Transform is the process of converting the extracted data from its previous form into the form it needs to be in so that it can be placed into another database. Transformation occurs by using rules or lookup tables or by combining the data with other data.
Load is the process of writing the data into the target database.
2、代码示范
ETL具有pipeline的思想,这里没用,但能够加上。
import sys
from awsglue.utils import getResolvedOptions
from awsglue.context import GlueContext
from awsglue.job import Job
from awsglue.transforms import SelectFields
from awsglue.transforms import RenameField
from awsglue.dynamicframe import DynamicFrame, DynamicFrameReader, DynamicFrameWriter, DynamicFrameCollection
from pyspark.context import SparkContext
from pyspark.ml.regression import LinearRegression
from pyspark.ml.feature import VectorAssembler
from pyspark.ml.regression import LinearRegression
from pyspark.ml.clustering import KMeans
args = getResolvedOptions(sys.argv, ['JOB_NAME'])
#JOB INPUT DATA
destination = "s3://luiscarosnaprds/gluescripts/results/ClusterResults3.parquet"
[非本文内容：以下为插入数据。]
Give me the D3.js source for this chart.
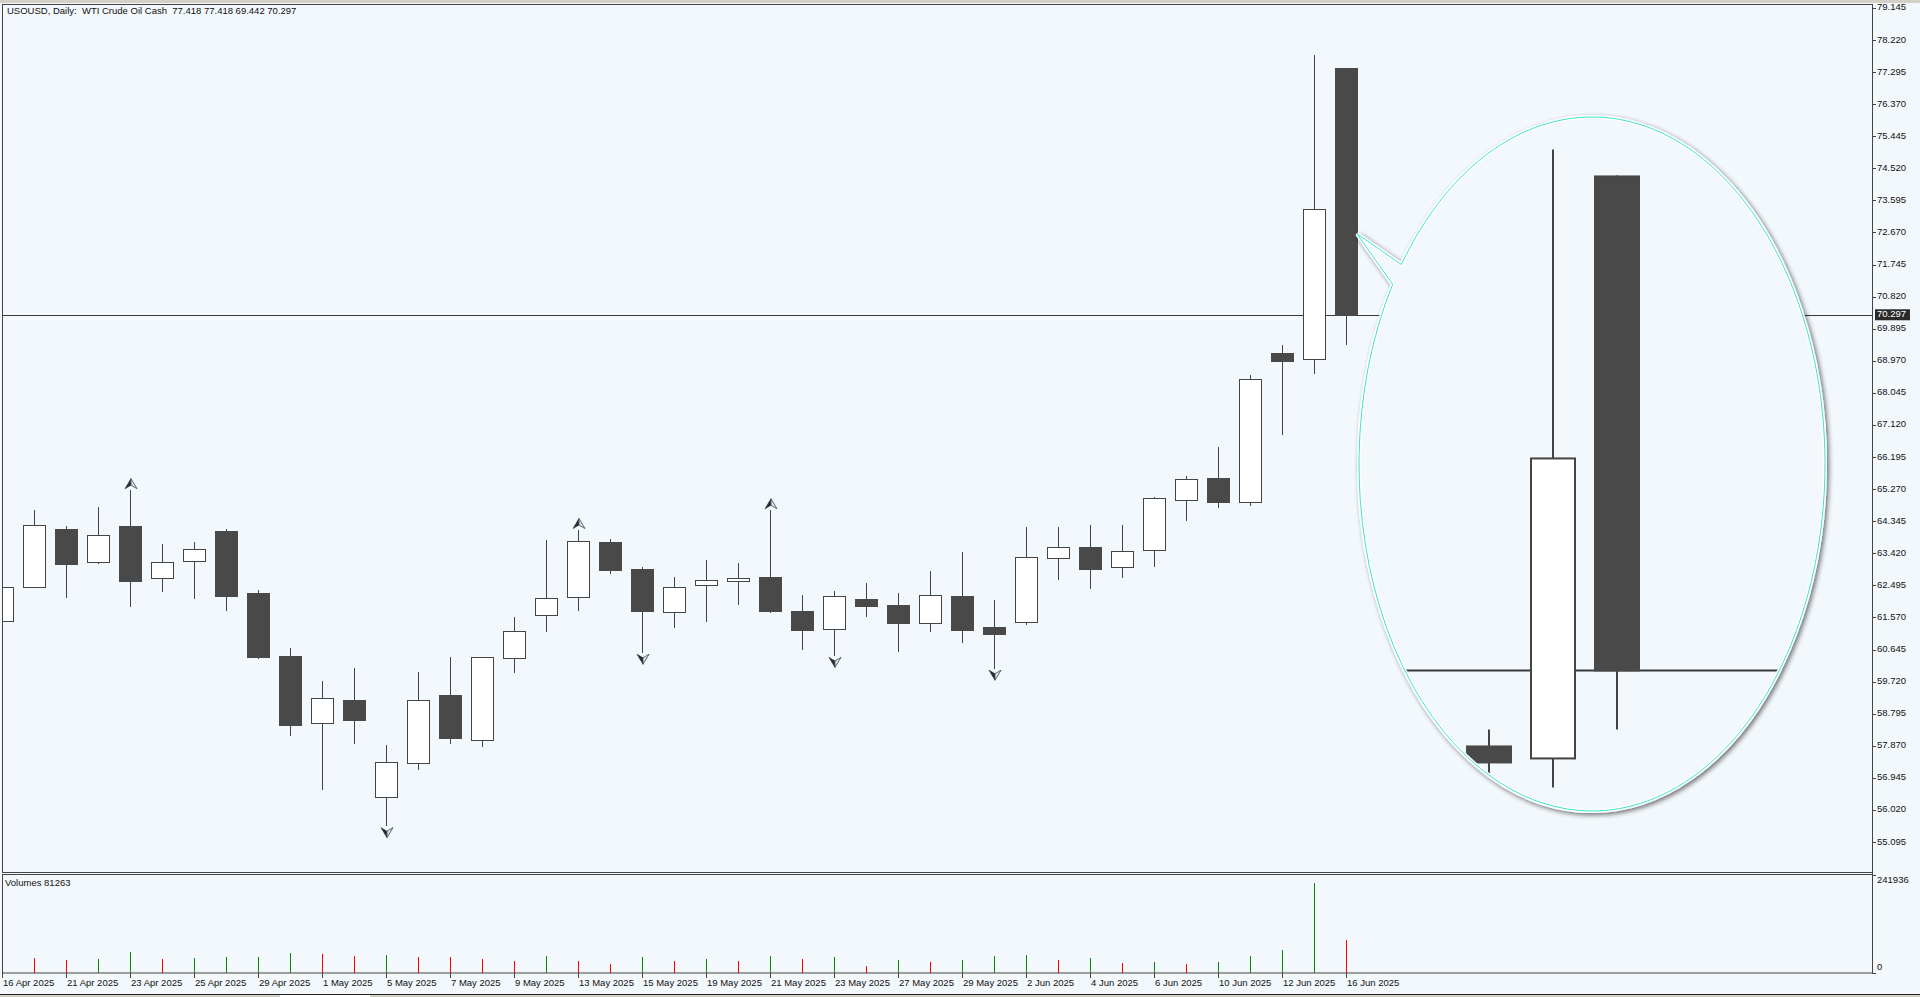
<!DOCTYPE html>
<html>
<head>
<meta charset="utf-8">
<script src="https://cdn.jsdelivr.net/npm/d3@7"></script>
<style>
html, body { margin: 0; padding: 0; background: #f3f8fc; overflow: hidden; }
svg { display: block; }
text { font-family: "Liberation Sans", Arial, sans-serif; font-size: 9.5px; fill: #111; }
</style>
</head>
<body>
<div id="chart"></div>
<script>
// ---- data ----
var symbol = "USOUSD, Daily:  WTI Crude Oil Cash";
var dates = ["16 Apr 2025","17 Apr 2025","21 Apr 2025","22 Apr 2025","23 Apr 2025","24 Apr 2025","25 Apr 2025",
  "28 Apr 2025","29 Apr 2025","30 Apr 2025","1 May 2025","2 May 2025","5 May 2025","6 May 2025","7 May 2025",
  "8 May 2025","9 May 2025","12 May 2025","13 May 2025","14 May 2025","15 May 2025","16 May 2025","19 May 2025",
  "20 May 2025","21 May 2025","22 May 2025","23 May 2025","26 May 2025","27 May 2025","28 May 2025","29 May 2025",
  "30 May 2025","2 Jun 2025","3 Jun 2025","4 Jun 2025","5 Jun 2025","6 Jun 2025","9 Jun 2025","10 Jun 2025",
  "11 Jun 2025","12 Jun 2025","13 Jun 2025","16 Jun 2025"];
var open  = [61.46,62.46,64.12,63.16,64.21,62.70,63.19,64.06,62.27,60.46,58.52,59.19,56.38,57.36,59.32,58.03,60.39,
  61.63,62.15,63.75,62.97,61.72,62.50,62.61,62.74,61.76,61.23,62.10,61.93,61.40,62.19,61.29,61.43,63.28,63.59,63.02,
  63.51,64.95,65.58,64.90,69.20,69.01,77.418];
var high  = [62.45,64.67,64.21,64.75,65.24,63.69,63.75,64.11,62.36,60.69,59.74,60.11,57.89,60.00,60.43,60.43,61.58,
  63.80,64.09,63.82,63.02,62.74,63.23,63.14,64.66,62.22,62.33,62.56,62.27,62.91,63.46,62.07,64.18,64.18,64.24,64.24,
  65.03,65.65,66.48,68.56,69.43,77.79,77.418];
var low   = [61.45,62.45,62.17,63.15,61.91,62.34,62.14,61.79,60.41,58.19,56.63,57.96,55.58,57.19,57.96,57.87,60.01,
  61.19,61.79,62.86,60.58,61.30,61.48,61.97,61.74,60.67,60.49,61.62,60.61,61.19,60.87,60.12,61.39,62.69,62.43,62.74,
  63.06,64.39,64.76,64.81,66.87,68.63,69.442];
var close = [62.44,64.23,63.12,63.94,62.63,63.16,63.53,62.20,60.44,58.48,59.24,58.62,57.39,59.18,58.10,60.42,61.17,
  62.12,63.77,62.95,61.76,62.44,62.64,62.70,61.76,61.22,62.18,61.91,61.42,62.21,61.22,61.10,63.30,63.59,62.98,63.48,
  65.00,65.55,64.91,68.44,68.97,73.34,70.297];
var volume = [41000,37800,32800,35300,51800,34600,37800,39500,40100,49400,46900,42000,44400,39500,39100,34600,30400,
  42000,30400,22200,39500,30400,34600,29600,42000,34600,39500,17300,32100,27200,32100,42000,44400,32100,37000,24700,
  27200,22200,27200,42000,56800,222300,81263];
var fractalUp = [4, 18, 24];
var fractalDown = [12, 20, 26, 31];
var priceTicks = ["79.145","78.220","77.295","76.370","75.445","74.520","73.595","72.670","71.745","70.820","69.895",
  "68.970","68.045","67.120","66.195","65.270","64.345","63.420","62.495","61.570","60.645","59.720","58.795",
  "57.870","56.945","56.020","55.095"];
var volumeTicks = ["241936", "0"];

// ---- layout ----
var W = 1920, H = 997;
var plot = {left: 2, right: 1872, top: 4, bottom: 872};
var vpane = {top: 875, bottom: 973};
var BG = "#f3f8fc", INK = "#444444", DARK = "#494949";
var barStep = 32, bodyW = 22;
var last = dates.length - 1;

var xScale = d3.scaleLinear().domain([0, last]).range([2, 2 + barStep * last]);
var yScale = d3.scaleLinear().domain([55.095, 78.22]).range([842, 40]);
var vScale = d3.scaleLinear().domain([0, +volumeTicks[0]]).range([vpane.bottom, vpane.top]);

var bars = dates.map(function(d, i){
  return {i: i, date: d, o: open[i], h: high[i], l: low[i], c: close[i], v: volume[i]};
});

var svg = d3.select("#chart").append("svg")
    .attr("width", W)
    .attr("height", H);

var defs = svg.append("defs");
defs.append("clipPath").attr("id", "plotClip")
  .append("rect")
    .attr("x", plot.left + 1).attr("y", plot.top + 1)
    .attr("width", plot.right - plot.left - 1).attr("height", plot.bottom - plot.top - 1);
defs.append("clipPath").attr("id", "volClip")
  .append("rect")
    .attr("x", plot.left + 1).attr("y", vpane.top)
    .attr("width", plot.right - plot.left - 1).attr("height", vpane.bottom - vpane.top);

var shadow = defs.append("filter").attr("id", "shadow")
    .attr("x", "-10%").attr("y", "-10%").attr("width", "125%").attr("height", "125%");
shadow.append("feGaussianBlur").attr("in", "SourceAlpha").attr("stdDeviation", 2.5);
shadow.append("feOffset").attr("dx", 2).attr("dy", 2).attr("result", "off");
shadow.append("feComponentTransfer").append("feFuncA").attr("type", "linear").attr("slope", 0.55);
var merge = shadow.append("feMerge");
merge.append("feMergeNode");
merge.append("feMergeNode").attr("in", "SourceGraphic");

svg.append("rect").attr("width", W).attr("height", H).style("fill", BG);

// window chrome strips
svg.append("rect").attr("x", 0).attr("y", 0).attr("width", W).attr("height", 3).style("fill", "#d4d0c8");
svg.append("rect").attr("x", 0).attr("y", 994).attr("width", W).attr("height", 3).style("fill", "#d4d0c8");
svg.append("line").attr("x1", 0).attr("x2", W).attr("y1", 994.5).attr("y2", 994.5).style("stroke", "#222");
svg.append("rect").attr("x", 280).attr("y", 995).attr("width", 90).attr("height", 2).style("fill", "#ffffff");

// pane frames
svg.append("rect")
    .attr("x", plot.left + 0.5).attr("y", plot.top + 0.5)
    .attr("width", plot.right - plot.left).attr("height", plot.bottom - plot.top)
    .style("fill", "none").style("stroke", INK);
svg.append("rect")
    .attr("x", plot.left + 0.5).attr("y", vpane.top - 0.5)
    .attr("width", plot.right - plot.left).attr("height", vpane.bottom - vpane.top + 0.5)
    .style("fill", "none").style("stroke", INK);

// candles
function drawCandles(g){
  g.append("line")
      .attr("class", "priceLine")
      .attr("x1", 0).attr("x2", plot.right)
      .attr("y1", Math.round(yScale(close[last])) + 0.5)
      .attr("y2", Math.round(yScale(close[last])) + 0.5)
      .style("stroke", "#3a3a3a");

  var c = g.selectAll("g.candle")
      .data(bars).enter()
    .append("g")
      .attr("class", "candle")
      .attr("transform", function(d){ return "translate(" + xScale(d.i) + ",0)"; });

  c.append("line")
      .attr("x1", 0.5).attr("x2", 0.5)
      .attr("y1", function(d){ return Math.round(yScale(d.h)); })
      .attr("y2", function(d){ return Math.round(yScale(d.l)) + 1; })
      .style("stroke", INK);

  c.append("rect")
      .attr("x", -bodyW / 2 + 0.5)
      .attr("y", function(d){ return Math.round(yScale(Math.max(d.o, d.c))) + 0.5; })
      .attr("width", bodyW)
      .attr("height", function(d){ return Math.max(1, Math.round(yScale(Math.min(d.o, d.c))) - Math.round(yScale(Math.max(d.o, d.c)))); })
      .style("fill", function(d){ return d.c >= d.o ? "#ffffff" : DARK; })
      .style("stroke", function(d){ return d.c >= d.o ? INK : DARK; });
}

var main = svg.append("g").attr("clip-path", "url(#plotClip)").style("shape-rendering", "crispEdges");
drawCandles(main);

// fractal arrows
function arrow(g, x, y, up){
  var s = up ? 1 : -1;
  var a = g.append("g")
      .style("shape-rendering", "auto")
      .attr("transform", "translate(" + (x + 1) + "," + y + ") scale(1," + s + ")");
  a.append("path").attr("d", "M0,-10 L-6,0 L0,-3.5 Z").style("fill", "#2a2a2a").style("stroke", "#2a2a2a").style("stroke-width", 0.6);
  a.append("path").attr("d", "M0,-10 L6,0 L0,-3.5 Z").style("fill", "#dde6f0").style("stroke", "#4d5866").style("stroke-width", 0.9);
}
fractalUp.forEach(function(i){ arrow(main, xScale(i), yScale(high[i]) - 1.5, true); });
fractalDown.forEach(function(i){ arrow(main, xScale(i), yScale(low[i]) + 2.5, false); });

// price axis
svg.append("line")
    .attr("x1", plot.right + 0.5).attr("x2", plot.right + 0.5)
    .attr("y1", plot.top).attr("y2", vpane.bottom)
    .style("stroke", INK);

var pt = svg.append("g").attr("class", "priceAxis");
pt.selectAll("line")
    .data(priceTicks).enter()
  .append("line")
    .attr("x1", plot.right).attr("x2", plot.right + 4)
    .attr("y1", function(d){ return Math.round(yScale(+d)) + 0.5; })
    .attr("y2", function(d){ return Math.round(yScale(+d)) + 0.5; })
    .style("stroke", INK);
pt.selectAll("text")
    .data(priceTicks).enter()
  .append("text")
    .attr("x", plot.right + 5)
    .attr("y", function(d){ return yScale(+d); })
    .style("dominant-baseline", "middle")
    .text(function(d){ return d; });

var pl = yScale(close[last]);
svg.append("rect")
    .attr("x", plot.right + 3).attr("y", pl - 5.5)
    .attr("width", 35).attr("height", 11)
    .style("fill", "#2b2b2b");
svg.append("text")
    .attr("x", plot.right + 5).attr("y", pl)
    .style("dominant-baseline", "middle")
    .style("fill", "#ffffff")
    .text(d3.format(".3f")(close[last]));

// title
svg.append("text")
    .attr("x", 7).attr("y", 11)
    .style("dominant-baseline", "middle")
    .attr("xml:space", "preserve")
    .style("white-space", "pre")
    .text(symbol + "  " + [open[last], high[last], low[last], close[last]].map(d3.format(".3f")).join(" "));

// volumes
svg.append("text")
    .attr("x", 5).attr("y", 883)
    .style("dominant-baseline", "middle")
    .text("Volumes " + volume[last]);

svg.append("g")
    .attr("clip-path", "url(#volClip)")
    .style("shape-rendering", "crispEdges")
    .selectAll("rect.vol")
    .data(bars).enter()
  .append("rect")
    .attr("class", "vol")
    .attr("x", function(d){ return xScale(d.i); })
    .attr("y", function(d){ return Math.round(vScale(d.v)); })
    .attr("width", 1)
    .attr("height", function(d){ return vpane.bottom - Math.round(vScale(d.v)); })
    .style("fill", function(d, i){ return (i == 0 || d.v > volume[i - 1]) ? "#0a8a0a" : "#ff0000"; });

svg.selectAll("line.vtick")
    .data(volumeTicks).enter()
  .append("line")
    .attr("class", "vtick")
    .attr("x1", plot.right).attr("x2", plot.right + 4)
    .attr("y1", function(d){ return Math.round(vScale(+d)) + 0.5; })
    .attr("y2", function(d){ return Math.round(vScale(+d)) + 0.5; })
    .style("stroke", INK);
svg.selectAll("text.vlabel")
    .data(volumeTicks).enter()
  .append("text")
    .attr("class", "vlabel")
    .attr("x", plot.right + 5)
    .attr("y", function(d, i){ return vScale(+d) + (i == 0 ? 5 : -6); })
    .style("dominant-baseline", "middle")
    .text(function(d){ return d; });

// date axis
var dateTicks = bars.filter(function(d){ return d.i % 2 == 0; });
svg.selectAll("line.dtick")
    .data(dateTicks).enter()
  .append("line")
    .attr("class", "dtick")
    .attr("x1", function(d){ return xScale(d.i) + 0.5; })
    .attr("x2", function(d){ return xScale(d.i) + 0.5; })
    .attr("y1", vpane.bottom).attr("y2", vpane.bottom + 5)
    .style("stroke", INK);
svg.selectAll("text.dlabel")
    .data(dateTicks).enter()
  .append("text")
    .attr("class", "dlabel")
    .attr("x", function(d){ return xScale(d.i) + 1; })
    .attr("y", 983)
    .style("dominant-baseline", "middle")
    .text(function(d){ return d.date; });

// magnifier bubble
var bub = {cx: 1592, cy: 464, rx: 233, ry: 347, a1: 211.2, a2: 215.1, zoom: 2, ax: 1616, ay: 669};
function ep(deg){
  var t = deg * Math.PI / 180;
  return [bub.cx + bub.rx * Math.cos(t), bub.cy + bub.ry * Math.sin(t)];
}
var tip = [xScale(last) + bodyW / 2, yScale(72.63)];
var p1 = ep(bub.a2), p2 = ep(bub.a1);
var bubblePath = "M" + p2 + "L" + tip + "L" + p1 + "A" + bub.rx + "," + bub.ry + " 0 1 1 " + p2 + "Z";

defs.append("clipPath").attr("id", "lensClip")
  .append("ellipse")
    .attr("cx", bub.cx).attr("cy", bub.cy)
    .attr("rx", bub.rx - 2).attr("ry", bub.ry - 2);

svg.append("path")
    .attr("d", bubblePath)
    .style("fill", BG)
    .style("stroke", "#ffffff")
    .style("stroke-width", 4)
    .attr("filter", "url(#shadow)");

var lens = svg.append("g").attr("clip-path", "url(#lensClip)")
  .append("g")
    .attr("transform", "translate(" + (bub.ax - bub.zoom * xScale(last)) + "," + (bub.ay - bub.zoom * yScale(close[last])) + ") scale(" + bub.zoom + ")");
drawCandles(lens);

svg.append("path")
    .attr("d", bubblePath)
    .style("fill", "none")
    .style("stroke", "#3fe3cc")
    .style("stroke-width", 1);
</script>
</body>
</html>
namespace = "nyc-transportation-version2"
tablename = "green"
# 固定套路
sc = SparkContext()
glueContext = GlueContext(sc)
job = Job(glueContext)
job.init(args['JOB_NAME'], args)
#Load table and select fields
datasource0 = glueContext.create_dynamic_frame.from_catalog(name_space = namespace, table_name = tablename)
SelectFields0 = SelectFields.apply(frame = datasource0, paths=["trip_distance","fare_amount","pickup_longitude","pickup_latitude" ])
DataFrame0 = DynamicFrame.toDF(SelectFields0) # 变成了二维表
#------------------------------------------------------------
#Filter some unwanted values
DataFrameFiltered = DataFrame0.filter("pickup_latitude > 40.472278 AND pickup_latitude < 41.160886 AND pickup_longitude > -74.300074 AND pickup_longitude < -71.844077")
#Select features and convert to SparkML required format
features = ["pickup_longitude","pickup_latitude"]
assembler = VectorAssembler(inputCols=features,outputCol='features')
assembled_df = assembler.transform(DataFrameFiltered)
#Fit and Run Kmeans
kmeans = KMeans(k=100, seed=1)
model = kmeans.fit(assembled_df)
transformed = model.transform(assembled_df)
#Save data to destination
transformed.write.mode('overwrite').parquet(destination)
job.commit()
End.